Milhões para o palco, migalhas para o chão de fábrica: Correios bancam show de Gilberto Gil enquanto trabalhadores seguem sem salário
Com salários atrasados e condições precárias, funcionários entram em greve e denunciam a contradição de uma estatal que financia turnê milionária, mas vira as costas para quem carrega a empresa nas costas.
A última turnê de Gilberto Gil, intitulada Tempo Rei, tinha tudo para ser uma celebração de sua longa e respeitada carreira. Mas virou combustível para uma onda de indignação nas redes sociais. No mesmo momento em que trabalhadores dos Correios cruzam os braços por falta de pagamento e condições dignas, a estatal aparece como patrocinadora de luxo dos shows do cantor, com nada menos que R$ 4 milhões investidos.
Gil, que soma mais de 60 anos de estrada, tornou-se um dos assuntos mais comentados neste sábado (19) no X (antigo Twitter). Não por sua música, mas porque sua turnê escancarou o abismo entre a vitrine institucional e a realidade de quem está nos bastidores — literalmente, os trabalhadores dos Correios.
Segundo dados de 2024, a estatal gastou R$ 38,4 milhões em patrocínios, e uma fatia generosa foi destinada à turnê de despedida do cantor baiano. A justificativa oficial? “Agregação de valor à marca” e a previsão de alcançar 800 mil pessoas em apresentações no Brasil, Europa e EUA.
Só que, do outro lado da história, o cenário é de colapso. Funcionários de pelo menos 42 unidades de transporte dos Correios paralisaram as atividades por tempo indeterminado. Os motivos: salários atrasados, custo abusivo dos planos de saúde, falta de concursos públicos, sobrecarga e precarização generalizada do trabalho.
A revolta explodiu nas redes. Um dos usuários resumiu o sentimento com ironia:
“Três meses sem receber, greve ignorada, agora protestam. Parece que o único feliz com os Correios é o Gilberto Gil.”
Outro foi mais ácido:
“Correios sem dinheiro é balela. Só não tem pra quem trabalha. Pro camarim do Gil, tem de sobra.”
Não se trata de um ataque ao artista, mas à incoerência gritante de uma gestão que corta no osso dos funcionários enquanto desfila de gala nos eventos culturais. É o velho teatro brasileiro: aplausos no palco, abandono nos bastidores.

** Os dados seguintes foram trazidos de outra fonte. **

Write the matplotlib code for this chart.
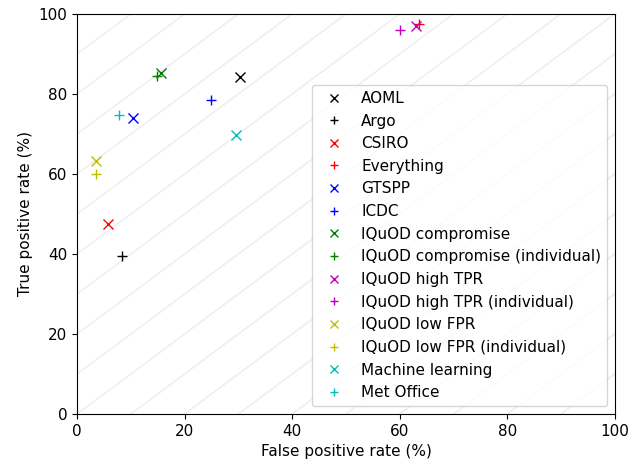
import numpy as np
import matplotlib
matplotlib.use('Agg')
from matplotlib import pyplot as plt

# false positive / true positive rates (%) per QC scheme
names = ['AOML', 'Argo', 'CSIRO', 'Everything', 'GTSPP', 'ICDC',
         'IQuOD compromise', 'IQuOD compromise (individual)',
         'IQuOD high TPR', 'IQuOD high TPR (individual)',
         'IQuOD low FPR', 'IQuOD low FPR (individual)',
         'Machine learning', 'Met Office']
fpr = [30.3, 8.4, 5.8, 63.5, 10.4, 24.9, 15.6, 14.9, 63.0, 60.0, 3.5, 3.5, 29.5, 7.7]
tpr = [84.3, 39.5, 47.4, 97.4, 74.0, 78.4, 85.1, 84.4, 97.0, 96.0, 63.2, 60.0, 69.8, 74.6]
colours = ['k', 'k', 'r', 'r', 'b', 'b', 'g', 'g', 'm', 'm', 'y', 'y', 'c', 'c']
markers = ['x', '+'] * 7

# constant (TPR - FPR) guide lines
offsets = np.arange(-100, 101, 10)

if __name__ == '__main__':
    plt.rcParams['font.size'] = 11
    fig = plt.figure(figsize=(6.28, 4.63), dpi=100)
    ax = fig.add_axes([0.123, 0.106, 0.856, 0.864])

    xx = np.array([0, 100])
    for c in offsets:
        ax.plot(xx, xx + c, color='0.5', alpha=0.15, lw=1, zorder=0)

    for i in range(len(names)):
        ax.plot(fpr[i], tpr[i], linestyle='none', marker=markers[i],
                color=colours[i], markersize=7, label=names[i])

    ax.set_xlim(0, 100)
    ax.set_ylim(0, 100)
    ax.set_xlabel('False positive rate (%)')
    ax.set_ylabel('True positive rate (%)')
    ax.legend(loc='lower right', numpoints=1, fontsize=11, markerscale=0.85)

    plt.savefig('out.png', dpi=100)
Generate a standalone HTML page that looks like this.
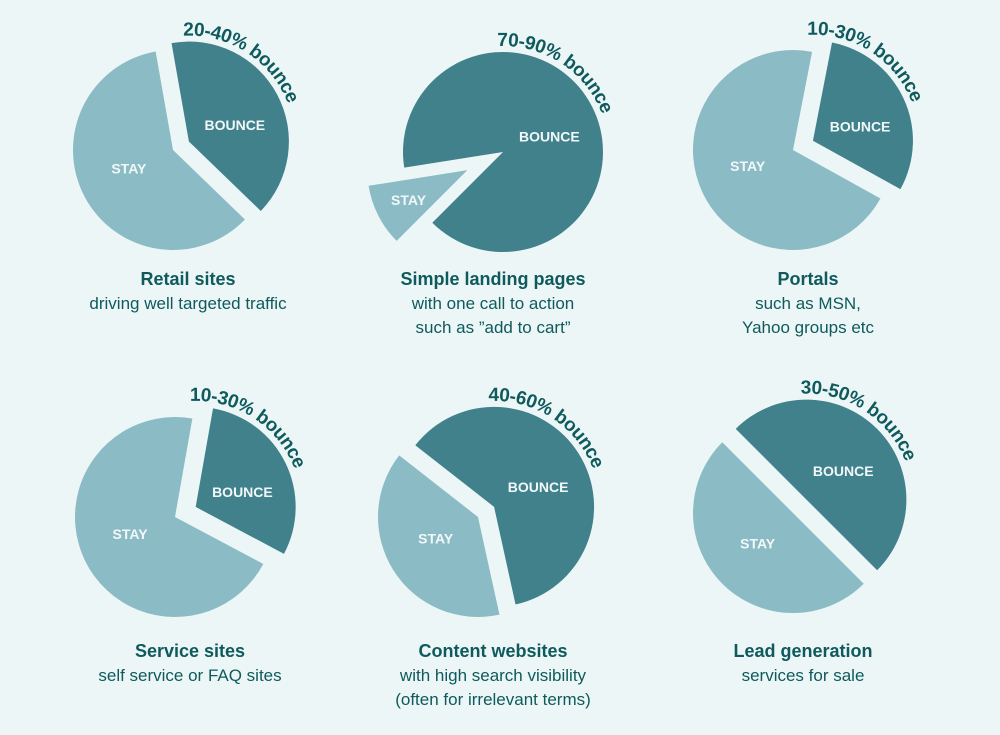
<!DOCTYPE html>
<html><head><meta charset="utf-8"><style>
html,body{margin:0;padding:0;background:#edf6f7;}
svg{display:block;font-family:"Liberation Sans","DejaVu Sans",sans-serif;}
.t{font-weight:bold;font-size:18px;fill:#0e5a5c;text-anchor:middle;}
.s{font-size:17px;fill:#0e5a5c;text-anchor:middle;}
.lbl{font-weight:bold;font-size:14px;fill:#f2f8f9;text-anchor:middle;}
.arc{font-size:19px;fill:#0e5a5c;font-weight:bold;letter-spacing:-0.4px;}
</style></head><body>
<svg id="c" width="1000" height="735" viewBox="0 0 1000 735"></svg>
<script>
const categories=["Retail sites","Simple landing pages","Portals","Service sites","Content websites","Lead generation"];
const subtitles=[["driving well targeted traffic"],["with one call to action","such as \u201dadd to cart\u201d"],["such as MSN,","Yahoo groups etc"],["self service or FAQ sites"],["with high search visibility","(often for irrelevant terms)"],["services for sale"]];
const bounceLabels=["20-40% bounce","70-90% bounce","10-30% bounce","10-30% bounce","40-60% bounce","30-50% bounce"];
const bouncePct=[40,90,30,30,61,50];
const bounceStartDeg=[-10,261,11,10,308,315];
const explodedSlice=["bounce","stay","bounce","bounce","bounce","bounce"];
const explodeDist=[18,40,22,23,19,19];
const centersX=[173,503,793,175,478,793];
const centersY=[150,152,150,517,517,513];
const titleX=[188,493,808,190,493,803];
const titleY=[285,285,285,657,657,657];
const R=100;
const NS="http://www.w3.org/2000/svg";
const svg=document.getElementById('c');
function pt(cx,cy,r,a){const t=a*Math.PI/180;return [cx+r*Math.sin(t),cy-r*Math.cos(t)];}
function sector(cx,cy,r,a0,a1){const p0=pt(cx,cy,r,a0),p1=pt(cx,cy,r,a1);const large=(a1-a0)>180?1:0;
return `M${cx},${cy}L${p0[0]},${p0[1]}A${r},${r} 0 ${large} 1 ${p1[0]},${p1[1]}Z`;}
function mk(tag,attrs){const e=document.createElementNS(NS,tag);for(const k in attrs)e.setAttribute(k,attrs[k]);return e;}
const defs=mk('defs',{});svg.appendChild(defs);
categories.forEach((cat,i)=>{
  const g=mk('g',{});
  
  
  svg.appendChild(g);
  const b0=bounceStartDeg[i], b1=b0+bouncePct[i]*3.6;
  const s0=b1, s1=b0+360;
  const cx=centersX[i], cy=centersY[i];
  const bMid=(b0+b1)/2, sMid=(s0+s1)/2;
  let bc=[cx,cy], sc=[cx,cy];
  if(explodedSlice[i]==="bounce") bc=pt(cx,cy,explodeDist[i],bMid); else sc=pt(cx,cy,explodeDist[i],sMid);
  const stay=mk('path',{d:sector(sc[0],sc[1],R,s0,s1),fill:'#8bbcc5'});
  
  
  g.appendChild(stay);
  const bo=mk('path',{d:sector(bc[0],bc[1],R,b0,b1),fill:'#41818c'});
  
  
  g.appendChild(bo);
  const bl=pt(bc[0],bc[1],52,bMid);
  const bt=mk('text',{x:bl[0],y:Math.min(bl[1]+13,bc[1]-3),class:'lbl'});bt.textContent='BOUNCE';
  
  
  g.appendChild(bt);
  const isEx=explodedSlice[i]==="stay";
  const sl=pt(sc[0],sc[1],isEx?66:50,sMid);
  const st=mk('text',{x:sl[0],y:sl[1]+(isEx?5:0),class:'lbl'});st.textContent='STAY';
  
  
  g.appendChild(st);
  const ar=R+6, a0=-3, a1=140;
  const p0=pt(bc[0],bc[1],ar,a0),p1=pt(bc[0],bc[1],ar,a1);
  const path=mk('path',{id:'arc'+i,d:`M${p0[0]},${p0[1]}A${ar},${ar} 0 0 1 ${p1[0]},${p1[1]}`,fill:'none'});
  defs.appendChild(path);
  const at=mk('text',{class:'arc'});
  
  
  const tp=mk('textPath',{href:'#arc'+i});tp.textContent=bounceLabels[i];
  at.appendChild(tp);g.appendChild(at);
  const tt=mk('text',{x:titleX[i],y:titleY[i],class:'t'});tt.textContent=cat;
  
  
  g.appendChild(tt);
  subtitles[i].forEach((line,j)=>{
    const s=mk('text',{x:titleX[i],y:titleY[i]+24+j*24,class:'s'});s.textContent=line;
    
    
    g.appendChild(s);
  });
});
</script>
</body></html>
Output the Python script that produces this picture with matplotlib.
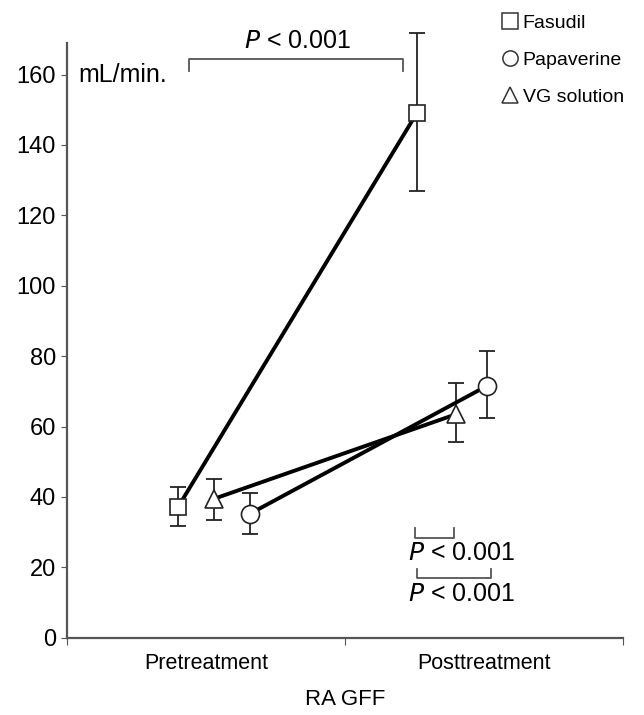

A Fenect (Federação Nacional dos Trabalhadores em Empresas de Correios) ainda não anunciou novas medidas, mas o sentimento de traição já circula como carta registrada entre os servidores.
No fim das contas, o que revolta não é o patrocínio à cultura — mas a escolha de onde cortar e onde gastar, enquanto os trabalhadores, que literalmente fazem a empresa girar, são deixados à própria sorte.